The term “matching” also carries a different meaning, which can add confusion to the topic. Materials, mechanical tolerances, signal gains, and distortion characteristics are all aspects that would be matched. 

Tubes vs. Solid State Amps

  • If you have a solid-state amplifier rather than a valve amp, you will never need to change the preamp tubes or worry about them matching.

Solid-state amps, rather than using tubes, are fitted with transistors. Transistors still serve the same purpose as tubes; they do so using different technology.
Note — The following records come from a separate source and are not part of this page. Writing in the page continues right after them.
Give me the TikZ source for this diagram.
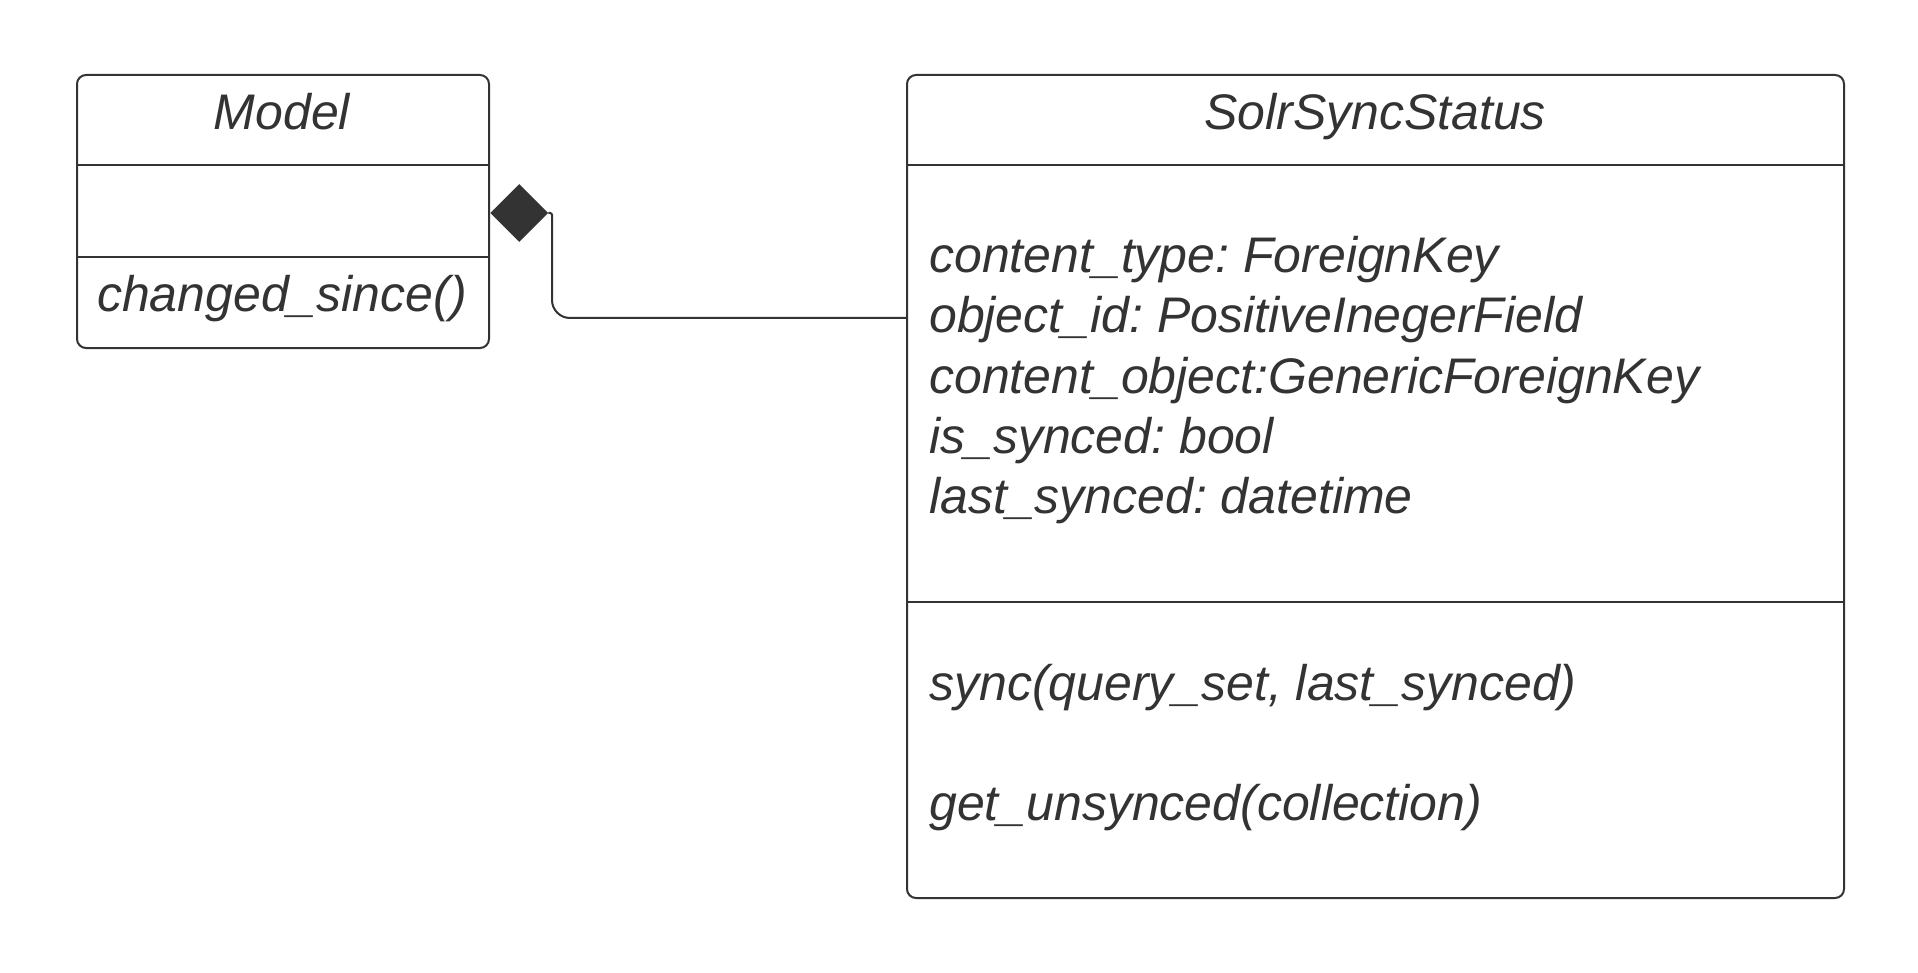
\documentclass[tikz,border=0pt]{standalone}
\usepackage{fontspec}
\setmainfont{Liberation Sans}
\usetikzlibrary{shapes.geometric}
\definecolor{ink}{HTML}{333333}
\frenchspacing
\begin{document}
\begin{tikzpicture}[x=1pt,y=-1pt,
  classbox/.style={draw=ink, line width=2pt, rounded corners=9pt, fill=white, inner sep=0pt, anchor=north west},
  divider/.style={draw=ink, line width=2pt},
  uml/.style={font=\fontsize{50}{60}\selectfont\frenchspacing\itshape, text=ink, inner sep=0pt},
  conn/.style={draw=ink, line width=2pt}]
\fill[white] (0,0) rectangle (1918,973);
\useasboundingbox (0,0) rectangle (1918,973);
% class boxes
\node[classbox, minimum width=412pt, minimum height=273pt] (model) at (76,74) {};
\node[classbox, minimum width=937pt, minimum height=823pt] (solr) at (906,74) {};
% dividers
\draw[divider] ([yshift=-91pt]model.north west) -- ([yshift=-91pt]model.north east);
\draw[divider] ([yshift=-183pt]model.north west) -- ([yshift=-183pt]model.north east);
\draw[divider] ([yshift=-91pt]solr.north west) -- ([yshift=-91pt]solr.north east);
\draw[divider] ([yshift=-528pt]solr.north west) -- ([yshift=-528pt]solr.north east);
% texts
\node[uml, anchor=base] (modelT) at (282,130) {Model};
\node[uml, anchor=base] (modelM) at (282,312) {changed\_since()};
\node[uml, anchor=base] (solrT) at (1375,130) {SolrSyncStatus};
\node[uml, anchor=base west] (a1) at (929,273) {content\_type: ForeignKey};
\node[uml, anchor=base west] (a2) at (929,333) {object\_id: PositiveInegerField};
\node[uml, anchor=base west] (a3) at (929,393) {content\_object:GenericForeignKey};
\node[uml, anchor=base west] (a4) at (929,453) {is\_synced: bool};
\node[uml, anchor=base west] (a5) at (929,513) {last\_synced: datetime};
\node[uml, anchor=base west] (m1) at (929,700) {sync(query\_set, last\_synced)};
\node[uml, anchor=base west] (m2) at (929,820) {get\_unsynced(collection)};
% composition
\node[diamond, fill=ink, draw=none, minimum width=58pt, minimum height=58pt, inner sep=0pt, anchor=west] (dia) at ([yshift=-1.5pt]model.east) {};
\coordinate (elbow) at (552,318);
\draw[conn, rounded corners=2pt] (dia.east) -- (dia.east -| elbow) [rounded corners=18pt] -- (elbow) -- (solr.west |- elbow);
\end{tikzpicture}
\end{document}
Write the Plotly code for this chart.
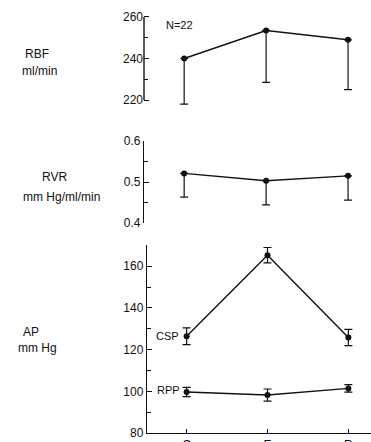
import plotly.graph_objects as go

cats = ["C", "E", "R"]
rbf = [240, 253.5, 249]
rbf_sd = [22, 25, 24]
rvr = [0.521, 0.503, 0.515]
rvr_sd = [0.058, 0.059, 0.059]
csp = [126.4, 165.3, 125.8]
csp_sd = [4.0, 3.7, 3.9]
rpp = [99.7, 98.2, 101.4]
rpp_sd = [2.2, 2.9, 1.8]

FONT = "Liberation Sans, Arial, sans-serif"
INK = "#111111"
W, H = 371, 442

fig = go.Figure()


def add(y, sd, xa, ya, lower_only):
    if lower_only:
        ey = dict(type="data", symmetric=False, array=[0] * len(sd), arrayminus=sd,
                  color=INK, thickness=1.2, width=4)
    else:
        ey = dict(type="data", array=sd, color=INK, thickness=1.2, width=4)
    fig.add_trace(go.Scatter(x=cats, y=y, xaxis=xa, yaxis=ya, mode="lines+markers",
                             line=dict(color=INK, width=1.4),
                             marker=dict(color=INK, size=6),
                             error_y=ey, showlegend=False, cliponaxis=False))


add(rbf, rbf_sd, "x", "y", True)
add(rvr, rvr_sd, "x2", "y2", True)
add(csp, csp_sd, "x3", "y3", False)
add(rpp, rpp_sd, "x3", "y3", False)

xr = [-0.49, 2.28]
common_y = dict(ticks="inside", ticklen=5, tickwidth=1.2, tickcolor=INK, showgrid=False,
                zeroline=False, linecolor=INK, linewidth=1.4,
                tickfont=dict(family=FONT, size=12, color=INK), automargin=False)

fig.update_layout(
    width=W, height=H, margin=dict(l=0, r=0, t=0, b=0),
    template="none", paper_bgcolor="white", plot_bgcolor="white",
    font=dict(family=FONT, color=INK),
    xaxis=dict(domain=[144 / W, 1], range=xr, visible=False, anchor="y"),
    xaxis2=dict(domain=[144 / W, 1], range=xr, visible=False, anchor="y2"),
    xaxis3=dict(domain=[147 / W, 1], range=xr, anchor="y3", showline=True,
                linecolor=INK, linewidth=1.4, ticks="inside", ticklen=4,
                tickcolor=INK, showgrid=False, zeroline=False, automargin=False,
                tickfont=dict(family=FONT, size=12, color=INK)),
    yaxis=dict(domain=[1 - 108.3 / H, 1 - 14.9 / H], range=[216, 261], anchor="x",
               tickvals=[220, 240, 260], showline=False,
               minor=dict(tickvals=[230, 250], ticks="inside", ticklen=4, tickcolor=INK),
               **common_y),
    yaxis2=dict(domain=[1 - 223 / H, 1 - 141 / H], range=[0.4, 0.6], anchor="x2",
                tickvals=[0.4, 0.5, 0.6], ticktext=["0.4", "0.5", "0.6"], showline=True,
                minor=dict(tickvals=[0.45, 0.55], ticks="inside", ticklen=4, tickcolor=INK),
                **common_y),
    yaxis3=dict(domain=[1 - 433 / H, 1 - 245 / H], range=[80, 170.2], anchor="x3",
                tickvals=[80, 100, 120, 140, 160], showline=True,
                minor=dict(tickvals=[90, 110, 130, 150], ticks="inside", ticklen=4, tickcolor=INK),
                **common_y),
)

fig.add_shape(type="line", xref="x domain", x0=0, x1=0, yref="y", y0=220, y1=260,
              line=dict(color=INK, width=1.4))

def label(text, x, y, size=12):
    fig.add_annotation(text=text, x=x / W, y=1 - y / H, xref="paper", yref="paper",
                       showarrow=False, font=dict(family=FONT, size=size, color=INK),
                       xanchor="center", yanchor="middle")

label("RBF", 37, 54)
label("ml/min", 39, 71)
label("RVR", 54, 177)
label("mm Hg/ml/min", 61, 197)
label("AP", 31, 332)
label("mm Hg", 37, 348)
label("N=22", 179, 25, 11)
label("CSP", 167, 336, 11)
label("RPP", 168, 390, 11)

fig.write_html("out.html")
They are also often much less expensive than their tube counterparts. 

The reason that many guitarists prefer tube amplifiers is because they are considered to produce a warmer, more authentic tone.

Of course, this is purely subjective, and some may argue that solid-state amplifiers are superior in sound, and for the fact that you don’t need to match preamp tubes or swap out the power tubes frequently. 

Tube amplifiers are characterized by their ability to add distortion. This natural-sounding break-up is highly sought after by guitarists and has been a staple of records since the early 60s when tube amps came to the forefront. 

Related Questions

What tubes do Fender amps use?

Fender generally uses 12AX7 preamp tubes in their amplifiers. All Marshall, Mesa Boogie, Vox, and Peavey use the same preamp tube as Fender, as they are the most reliable and effective choice. 

Are tube amps louder than the solid-state?

Tube amplifiers are usually louder than their solid-state counterparts. The lower voltage makes it seem that the amp would be quieter, but in fact, a tube amp of 10 watts would be louder than a solid-state amp of 50 watts. 

Check out my article that discusses how much electricity amps use. You can read it here.

How long does it take for a tube amp to warm up?

Tube amps should be given adequate time to warm up after switching them on. If they are not fully warmed up, the tone and output will suffer. Around 20 minutes should be enough time to get the tubes fully warmed up.